Microwave technology delivers clean energy faster
Scientists have developed a groundbreaking technology that addresses key limitations in clean hydrogen production using microwaves. An interdisciplinary team at Pohang University of Science & Technology (POSTECH) successfully elucidated the underlying mechanism of this innovative process. Their findings mark a transformative step in the pursuit of sustainable energy.
Scientists underlined that existing hydrogen production technologies face significant barriers. Conventional thermochemical methods, which rely on the oxidation-reduction of metal oxides, require extremely high temperatures of up to 1,500°C (2,732°F). These methods are not only energy-intensive and costly but also challenging to scale, limiting their practical application, according to researchers.
Microwaves drive chemical reactions efficiently
To address these challenges, scientists opted for “microwaves” energy, the same source used in household microwave ovens.
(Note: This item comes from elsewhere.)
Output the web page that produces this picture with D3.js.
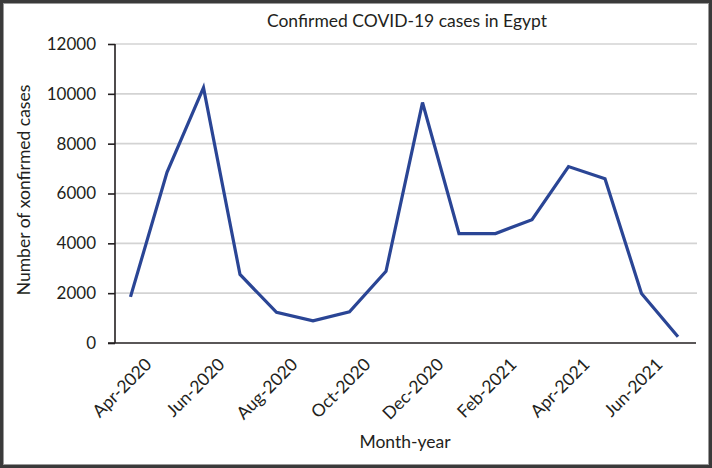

While microwaves are commonly associated with heating food, they can also drive chemical reactions efficiently.
Scientists demonstrated that microwave energy could lower the reduction temperature of Gd-doped ceria (CeO2)—a benchmark material for hydrogen production—to below 600℃ (1,112 °F), cutting the temperature requirement by over 60 percent. Remarkably, microwave energy was found to replace 75 percent of the thermal energy needed for the reaction, a breakthrough for sustainable hydrogen production, according to a press release.
Research can revolutionize commercial viability of hydrogen production
“This research has the potential to revolutionize the commercial viability of thermochemical hydrogen production technologies. It will also pave the way for the development of new materials optimized for microwave-driven chemical processes,” said Professor Hyungyu Jin from POSTECH.
“Introducing a new mechanism powered by microwaves and overcoming the limitations of existing processes are major achievements, made possible through the close interdisciplinary collaboration of our research team.”
Microwave-assisted hydrogen production is a promising technology
Researchers maintain that microwave-assisted hydrogen production is a promising technology with the capability to decompose H2O into H2 economically.
Published as the Inside Front Cover of Journal of Materials Chemistry, the study claims that the potential of this technology depends on the parameter fr that measures the fraction of microwave energy directly contributing to the reduction reaction of metal oxides by extracting the lattice oxygen.
Researchers revealed that findings advocate that microwave energy significantly contributes to defect formation under alleviated conditions (lower T and higher P(O2)) with a shorter timescale compared to conventional thermal reduction.
“Our study reaffirms the importance of fr in microwave-assisted reduction and provides a new thermodynamic insight into the interaction between defects and microwave fields in doped ceria,” said researchers.
They also highlighted that another critical advancement lies in the creation of “oxygen vacancies”, which are defects in the material structure essential for splitting water into hydrogen. Conventional methods often take hours at extremely high temperatures to form these vacancies, according to researchers.
Scientists achieved the same results in just minutes at temperatures below 600°C (1,112 °F) by leveraging microwave technology. This rapid process was further validated with a thermodynamic model, which provided valuable insight into the mechanism underlying the microwave-driven reaction, according to the study.